Other reviews were more mixed. In The Observer Kate Kellaway wrote that "at times there is an oddity about this book, a curious sense of separation between the suffering younger self and the aloof older self", but concluded that "Freeman is a brave, illuminating and meticulous reporter, and uses her experience wisely". The article was subsequently republished online by The Guardian. For the New Statesman Megan Nolan wrote that "Freeman is very good on the incoherent rage that sick teenage girls feel toward their mothers" but that "The problem with Good Girls as a whole is the attempt to provide a thesis rather than allowing the subjective account to stand alone". In The Irish Times Sarah Moss commended Freeman's account as "vivid, rich in the detail of hospital routines and privations", but criticised the book for being "dismissive of the kind of disordered eating that only ruins women’s lives rather than threatening them". She concluded that "Freeman’s powerful announcements of her recovery are counterbalanced if not undermined by these flashes of something uncomfortably like pride and even nostalgia, which could be interesting literary ambivalence if the material weren’t so dangerous to some of its intended readers". Reviewing for The Daily Telegraph Emma Seaber commended Freeman for a compelling personal account, but sharply criticised the book as "[following] a well-trodden path to an intellectual dead-end" and "[containing] numerous errors", including "gross distortions". In a review for Undark Magazine Frieda Klotz placed the book in a wider context of previous views on anorexia, writing that "Freeman’s book brings to the genre a blend of humor, humanity, and reporting driven by a very personal curiosity" before concluding that "even experience cannot fully illuminate the condition".

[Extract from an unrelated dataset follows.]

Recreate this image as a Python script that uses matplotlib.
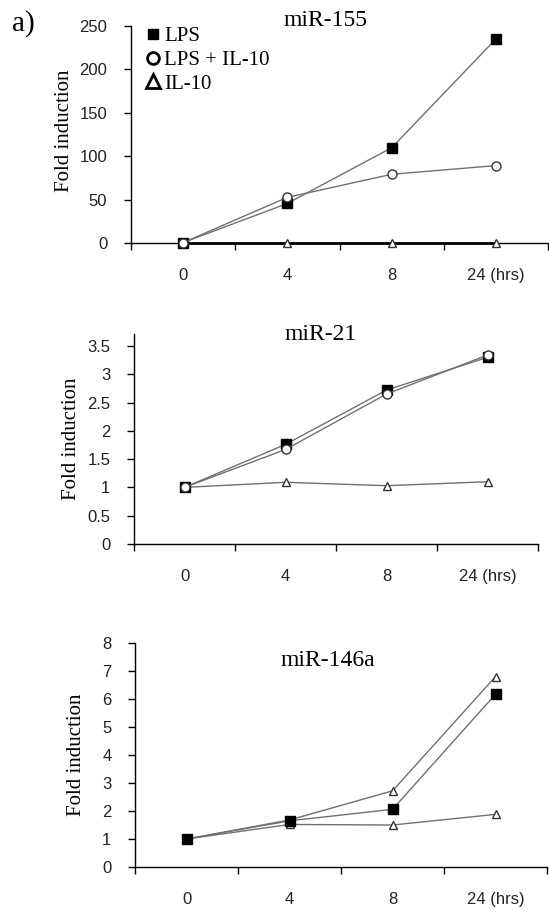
#three panels of fold induction for miR-155, miR-21 and miR-146a

import matplotlib
matplotlib.use('Agg')
import matplotlib.pyplot as plt
from matplotlib.lines import Line2D

#data:
hours = ['0', '4', '8', '24 (hrs)']

mir155_lps = [1, 46, 110, 235]
mir155_lps_il10 = [1, 53, 79.5, 89.5]
mir155_il10 = [1, 1, 1, 1]

mir21_lps = [1, 1.76, 2.72, 3.30]
mir21_lps_il10 = [1, 1.67, 2.65, 3.34]
mir21_il10 = [1, 1.09, 1.03, 1.10]

mir146_lps = [1, 1.65, 2.06, 6.17]
mir146_lps_il10 = [1, 1.68, 2.72, 6.80]
mir146_il10 = [1, 1.52, 1.50, 1.88]

serif = ['Liberation Serif', 'DejaVu Serif']
sans = ['Liberation Sans', 'DejaVu Sans']
grey = '#707070'
edge = '#333333'

plt.close('all')
fig = plt.figure(figsize=(5.49, 9.17), dpi=100)

def setup(ax, ymax, yticks):
    ax.set_xlim(-0.5, len(hours) - 0.5)
    ax.set_ylim(0, ymax)
    for s in ['top', 'right']:
        ax.spines[s].set_visible(False)
    for s in ['left', 'bottom']:
        ax.spines[s].set_linewidth(1.0)
        ax.spines[s].set_color('black')
    ax.set_yticks(yticks)
    ax.set_yticklabels([f'{v:g}' for v in yticks], family=sans, fontsize=12, color='#222222')
    ax.tick_params(axis='y', direction='out', length=5, width=1, pad=12)
    # category boundaries get the ticks, labels sit at category centres
    ax.set_xticks([i - 0.5 for i in range(len(hours) + 1)])
    ax.set_xticklabels([])
    ax.set_xticks(range(len(hours)), minor=True)
    ax.set_xticklabels(hours, minor=True, family=sans, fontsize=12, color='#222222')
    ax.tick_params(axis='x', which='major', direction='out', length=5, width=1)
    ax.tick_params(axis='x', which='minor', length=0, pad=18)
    ax.set_ylabel('Fold induction', family=serif, fontsize=15)

def series(ax, vals, marker, face, ms, color=grey, lw=1.0, z=3):
    ax.plot(range(len(hours)), vals, color=color, lw=lw, marker=marker, ms=ms,
            markerfacecolor=face, markeredgecolor=edge if face == 'white' else 'black',
            markeredgewidth=1.0, zorder=z, clip_on=False)

#panel 1: miR-155
ax1 = fig.add_axes([0.2386, 0.7345, 0.7596, 0.2372])
setup(ax1, 250, [0, 50, 100, 150, 200, 250])
series(ax1, mir155_il10, '^', 'white', 6, color='black', lw=2.0)
series(ax1, mir155_lps, 's', 'black', 6.5)
series(ax1, mir155_lps_il10, 'o', 'white', 6.5)
ax1.yaxis.set_label_coords(-0.137, 0.52)
fig.text(326 / 549, 1 - 20 / 917, 'miR-155', family=serif, fontsize=17, ha='center', va='center')
fig.text(12 / 549, 1 - 24 / 917, 'a)', family=serif, fontsize=21, ha='left', va='center')

handles = [Line2D([], [], ls='none', marker='s', ms=7.5, mfc='black', mec='black'),
           Line2D([], [], ls='none', marker='o', ms=8.5, mfc='white', mec='black', mew=2),
           Line2D([], [], ls='none', marker='^', ms=9.5, mfc='white', mec='black', mew=2)]
ax1.legend(handles, ['LPS', 'LPS + IL-10', 'IL-10'], loc='upper left',
           bbox_to_anchor=(0.017, 1.035), frameon=False, handlelength=0.6,
           handletextpad=0.25, labelspacing=0.2, borderaxespad=0.0,
           prop={'family': serif, 'size': 15})

#panel 2: miR-21
ax2 = fig.add_axes([0.2441, 0.4068, 0.7359, 0.2290])
setup(ax2, 3.712, [0, 0.5, 1, 1.5, 2, 2.5, 3, 3.5])
series(ax2, mir21_il10, '^', 'white', 6)
series(ax2, mir21_lps, 's', 'black', 6.5)
series(ax2, mir21_lps_il10, 'o', 'white', 6.5)
ax2.yaxis.set_label_coords(-0.131, 0.5)
fig.text(321 / 549, 1 - 335 / 917, 'miR-21', family=serif, fontsize=17, ha='center', va='center')

#panel 3: miR-146a
ax3 = fig.add_axes([0.2459, 0.0545, 0.7505, 0.2443])
setup(ax3, 8, [0, 1, 2, 3, 4, 5, 6, 7, 8])
series(ax3, mir146_il10, '^', 'white', 6)
series(ax3, mir146_lps_il10, '^', 'white', 6)
series(ax3, mir146_lps, 's', 'black', 7)
ax3.yaxis.set_label_coords(-0.119, 0.5)
fig.text(328 / 549, 1 - 660 / 917, 'miR-146a', family=serif, fontsize=17, ha='center', va='center')

fig.savefig('out.png', dpi=100, facecolor='white')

Writing in The Critic Victoria Smith reviewed both Freeman's book and other reviews of it. She notes that "most of the responses to Freeman's book have been extremely, deservedly positive" but that "I have noticed some claims that her failure to end it neatly, showing instead the ups and downs of the post-anorexia years, the raggedness of trying to catch up on an adolescence already missed, render the story itself flawed". Smith recounts her own experience of anorexia and supports Freeman's approach: "That isn’t how we live and grow as social beings. We cannot exchange one trap for another, telling ourselves that this trap is healthy, the other, sick." Smith also discusses criticisms of Freeman drawing comparisons between anorexia and gender dysphoria, concluding that "If critics of Good Girls want to claim neither anorexia nor gender dysphoria are political, they are doing a good job of demonstrating the opposite".